Title:Enhanced Antibacterial Activity of Doxycycline and Rifampicin Combination
Loaded in Nanoparticles against Intracellular Brucella abortus
Volume: 19
Issue: 1
Author(s): Shilpa Dawre*, Padma V. Devarajan and Abdul Samad
Affiliation:
- Department of Pharmaceutics, School of Pharmacy & Technology Management, SVKM, NMIMS, Maharashtra
425405, India
Keywords:
Doxycycline-rifampicin combination therapy, nanoparticles, macrophages, Brucella abortus, brucellosis, scanning electron microscopy (SEM).
Abstract:
Introduction: Brucellosis is a zoonotic disease that is prevalent in livestock animals.
The bacteria reside inside the macrophage cells of the host. The WHO has endorseda combination
treatment therapy for brucellosis against the conventional monotherapy to avoid relapse and resistance.
Therefore, we developed nanoparticles incorporating doxycycline and rifampicin in combination.
Aim: The aim of the study is to develop polymeric nanoparticles incorporating doxycycline as well
as rifampicin and investigate the antibacterial activity of nanoparticles in U937 human macrophage
cells infected with B. abortus.
Methods: Polymeric nanoparticles were developed by the emulsion-solvent diffusion method, and
characterization was performed.
Results: The nanoparticles with high entrapment efficiency of both the drugs were developed successfully.

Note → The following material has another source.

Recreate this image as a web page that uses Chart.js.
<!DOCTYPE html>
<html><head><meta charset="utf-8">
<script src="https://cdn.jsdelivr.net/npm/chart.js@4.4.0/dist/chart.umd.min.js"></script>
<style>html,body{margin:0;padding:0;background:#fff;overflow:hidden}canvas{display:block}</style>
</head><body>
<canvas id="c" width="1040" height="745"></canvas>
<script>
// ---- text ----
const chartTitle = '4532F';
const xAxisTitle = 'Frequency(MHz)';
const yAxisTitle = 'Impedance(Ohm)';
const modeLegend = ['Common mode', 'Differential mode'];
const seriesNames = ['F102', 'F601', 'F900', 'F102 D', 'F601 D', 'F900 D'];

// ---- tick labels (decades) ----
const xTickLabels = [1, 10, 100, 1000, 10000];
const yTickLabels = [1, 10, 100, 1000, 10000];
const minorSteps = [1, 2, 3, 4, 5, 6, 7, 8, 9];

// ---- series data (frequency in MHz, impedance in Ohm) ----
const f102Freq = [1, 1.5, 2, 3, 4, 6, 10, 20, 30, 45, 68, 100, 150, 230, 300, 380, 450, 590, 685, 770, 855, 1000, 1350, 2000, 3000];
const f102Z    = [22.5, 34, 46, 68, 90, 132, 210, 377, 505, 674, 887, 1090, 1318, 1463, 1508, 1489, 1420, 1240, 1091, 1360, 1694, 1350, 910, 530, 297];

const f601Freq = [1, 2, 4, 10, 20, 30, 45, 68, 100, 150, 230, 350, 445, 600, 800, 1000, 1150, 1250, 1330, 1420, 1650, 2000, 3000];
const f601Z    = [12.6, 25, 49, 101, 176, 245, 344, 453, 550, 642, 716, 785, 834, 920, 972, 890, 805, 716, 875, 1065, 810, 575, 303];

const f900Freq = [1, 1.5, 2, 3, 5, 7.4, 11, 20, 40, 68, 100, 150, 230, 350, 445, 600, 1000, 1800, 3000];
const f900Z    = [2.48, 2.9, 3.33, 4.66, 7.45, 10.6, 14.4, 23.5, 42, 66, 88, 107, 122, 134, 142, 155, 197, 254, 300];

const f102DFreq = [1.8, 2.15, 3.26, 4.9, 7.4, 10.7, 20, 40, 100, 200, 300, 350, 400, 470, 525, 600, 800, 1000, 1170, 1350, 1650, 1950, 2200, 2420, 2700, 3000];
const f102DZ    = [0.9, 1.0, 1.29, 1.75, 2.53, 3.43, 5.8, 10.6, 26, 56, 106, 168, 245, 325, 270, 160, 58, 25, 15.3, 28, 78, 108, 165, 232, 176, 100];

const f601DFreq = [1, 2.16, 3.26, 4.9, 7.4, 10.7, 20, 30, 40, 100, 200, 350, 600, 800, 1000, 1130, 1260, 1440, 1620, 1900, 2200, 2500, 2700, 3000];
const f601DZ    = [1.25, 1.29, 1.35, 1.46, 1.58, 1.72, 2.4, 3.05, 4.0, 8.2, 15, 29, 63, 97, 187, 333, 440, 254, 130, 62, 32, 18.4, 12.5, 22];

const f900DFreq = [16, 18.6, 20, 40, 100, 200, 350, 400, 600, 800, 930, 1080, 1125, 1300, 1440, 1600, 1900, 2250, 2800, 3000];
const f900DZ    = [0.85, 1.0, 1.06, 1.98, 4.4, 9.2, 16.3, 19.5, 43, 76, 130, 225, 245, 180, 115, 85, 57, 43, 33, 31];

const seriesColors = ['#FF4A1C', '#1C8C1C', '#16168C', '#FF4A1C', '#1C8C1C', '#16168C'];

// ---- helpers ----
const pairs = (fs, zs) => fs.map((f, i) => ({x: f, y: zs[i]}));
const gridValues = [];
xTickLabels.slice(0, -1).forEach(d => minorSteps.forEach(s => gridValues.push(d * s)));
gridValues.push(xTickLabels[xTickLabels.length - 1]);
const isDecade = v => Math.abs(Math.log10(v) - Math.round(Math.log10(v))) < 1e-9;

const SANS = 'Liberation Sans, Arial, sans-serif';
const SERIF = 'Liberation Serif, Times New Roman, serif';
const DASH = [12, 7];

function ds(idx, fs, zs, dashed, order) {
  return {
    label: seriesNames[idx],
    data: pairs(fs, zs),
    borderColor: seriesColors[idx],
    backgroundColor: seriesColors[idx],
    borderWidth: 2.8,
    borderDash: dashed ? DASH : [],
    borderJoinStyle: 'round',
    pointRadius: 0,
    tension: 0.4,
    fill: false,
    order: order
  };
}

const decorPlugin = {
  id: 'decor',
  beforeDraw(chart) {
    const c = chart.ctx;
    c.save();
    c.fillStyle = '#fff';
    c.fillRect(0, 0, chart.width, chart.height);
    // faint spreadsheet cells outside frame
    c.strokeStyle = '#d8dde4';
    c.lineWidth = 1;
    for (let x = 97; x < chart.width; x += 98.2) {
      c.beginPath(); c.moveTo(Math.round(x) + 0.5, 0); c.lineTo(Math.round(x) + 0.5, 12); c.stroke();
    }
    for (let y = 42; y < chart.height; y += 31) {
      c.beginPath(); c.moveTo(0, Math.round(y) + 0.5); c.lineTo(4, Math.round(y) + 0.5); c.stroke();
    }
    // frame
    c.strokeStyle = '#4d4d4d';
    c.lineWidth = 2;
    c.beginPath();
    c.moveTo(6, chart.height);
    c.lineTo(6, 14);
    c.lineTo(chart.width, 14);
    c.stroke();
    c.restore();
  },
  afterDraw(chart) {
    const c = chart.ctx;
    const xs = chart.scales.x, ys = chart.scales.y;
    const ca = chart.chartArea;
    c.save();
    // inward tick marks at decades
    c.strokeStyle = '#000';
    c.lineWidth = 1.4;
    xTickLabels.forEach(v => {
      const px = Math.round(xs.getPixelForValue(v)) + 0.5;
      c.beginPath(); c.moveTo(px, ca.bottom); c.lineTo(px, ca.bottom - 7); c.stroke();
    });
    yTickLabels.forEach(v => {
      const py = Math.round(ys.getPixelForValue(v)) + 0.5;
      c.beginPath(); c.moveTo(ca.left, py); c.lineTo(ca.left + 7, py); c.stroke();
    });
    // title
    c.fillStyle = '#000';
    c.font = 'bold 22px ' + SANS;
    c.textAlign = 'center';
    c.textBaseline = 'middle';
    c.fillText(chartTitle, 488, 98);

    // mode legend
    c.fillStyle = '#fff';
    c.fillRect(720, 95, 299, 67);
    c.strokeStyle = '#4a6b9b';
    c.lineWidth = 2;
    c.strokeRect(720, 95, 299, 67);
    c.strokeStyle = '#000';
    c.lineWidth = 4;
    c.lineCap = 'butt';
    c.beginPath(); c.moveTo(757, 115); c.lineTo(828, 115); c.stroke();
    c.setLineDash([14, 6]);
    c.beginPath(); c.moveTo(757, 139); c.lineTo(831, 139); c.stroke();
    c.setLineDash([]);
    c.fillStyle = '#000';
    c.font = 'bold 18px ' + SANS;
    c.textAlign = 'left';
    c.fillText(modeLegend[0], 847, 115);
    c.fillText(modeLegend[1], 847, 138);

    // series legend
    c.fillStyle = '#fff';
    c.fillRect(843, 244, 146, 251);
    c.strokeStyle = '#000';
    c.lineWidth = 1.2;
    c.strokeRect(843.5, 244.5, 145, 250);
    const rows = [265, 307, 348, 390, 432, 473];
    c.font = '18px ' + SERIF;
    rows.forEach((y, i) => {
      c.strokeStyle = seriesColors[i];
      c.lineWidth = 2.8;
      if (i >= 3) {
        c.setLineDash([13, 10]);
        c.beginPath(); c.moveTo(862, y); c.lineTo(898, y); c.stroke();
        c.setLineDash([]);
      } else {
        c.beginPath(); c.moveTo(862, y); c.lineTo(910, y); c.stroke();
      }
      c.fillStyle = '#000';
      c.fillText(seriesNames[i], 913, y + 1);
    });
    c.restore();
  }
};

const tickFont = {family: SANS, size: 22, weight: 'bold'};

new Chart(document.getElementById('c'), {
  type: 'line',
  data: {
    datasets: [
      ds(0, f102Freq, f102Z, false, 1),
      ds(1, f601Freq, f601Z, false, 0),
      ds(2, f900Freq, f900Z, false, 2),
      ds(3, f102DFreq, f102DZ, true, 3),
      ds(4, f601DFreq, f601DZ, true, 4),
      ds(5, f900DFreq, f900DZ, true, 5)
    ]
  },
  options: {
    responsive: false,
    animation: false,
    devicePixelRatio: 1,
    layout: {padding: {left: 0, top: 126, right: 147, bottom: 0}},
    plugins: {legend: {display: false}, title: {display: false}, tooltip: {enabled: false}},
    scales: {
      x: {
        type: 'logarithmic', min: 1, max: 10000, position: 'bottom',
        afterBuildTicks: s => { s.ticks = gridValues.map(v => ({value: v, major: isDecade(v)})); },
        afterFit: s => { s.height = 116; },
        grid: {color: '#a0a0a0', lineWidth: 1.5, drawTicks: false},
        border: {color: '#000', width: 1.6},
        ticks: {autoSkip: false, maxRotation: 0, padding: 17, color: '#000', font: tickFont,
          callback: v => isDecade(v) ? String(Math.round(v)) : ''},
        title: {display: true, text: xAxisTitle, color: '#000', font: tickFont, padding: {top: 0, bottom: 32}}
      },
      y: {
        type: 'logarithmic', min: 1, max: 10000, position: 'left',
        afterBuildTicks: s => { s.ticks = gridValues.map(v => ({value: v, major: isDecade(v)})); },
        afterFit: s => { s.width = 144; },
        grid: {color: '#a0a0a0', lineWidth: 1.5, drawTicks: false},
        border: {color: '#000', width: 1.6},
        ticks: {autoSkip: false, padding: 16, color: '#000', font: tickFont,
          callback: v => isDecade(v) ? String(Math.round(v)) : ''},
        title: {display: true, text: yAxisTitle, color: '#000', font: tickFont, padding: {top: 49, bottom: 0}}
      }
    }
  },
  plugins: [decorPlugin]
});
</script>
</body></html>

Scanning electron microscopy revealed a spherical morphology with a size ranging
~450nm, which can be easily engulfed by the macrophages. Zeta potential confirmed the colloidal
stability. Differential scanning calorimetry and X-ray diffraction suggested amorphization of doxycycline
and rifampicin in nanoparticles. Fourier transfer infrared spectroscopy could not confirm
the interaction of drugs with AOT. In vitro haemolysis study confirmed the safety of nanoparticles
(<10%) for IV administration. Further, nanoparticles revealed the sustained release of both drugs,
which followed diffusion kinetics. Nanoparticles were found stable for 6 months as per WHO
guidelines. The internalization study revealed nanoparticles could be easily uptaken by U-937 human
macrophage cells. The efficacy study demonstrated significantly high antibacterial activity of
nanoparticles as compared to free drug solution in U937 human macrophages cells infected with
Brucella abortus.
Conclusion: It can be concluded that the developed nanoparticles entrapping doxycycline and rifampicin
combination can be considered as a promising delivery system for enhancing the antibacterial
activity against Brucella abortus.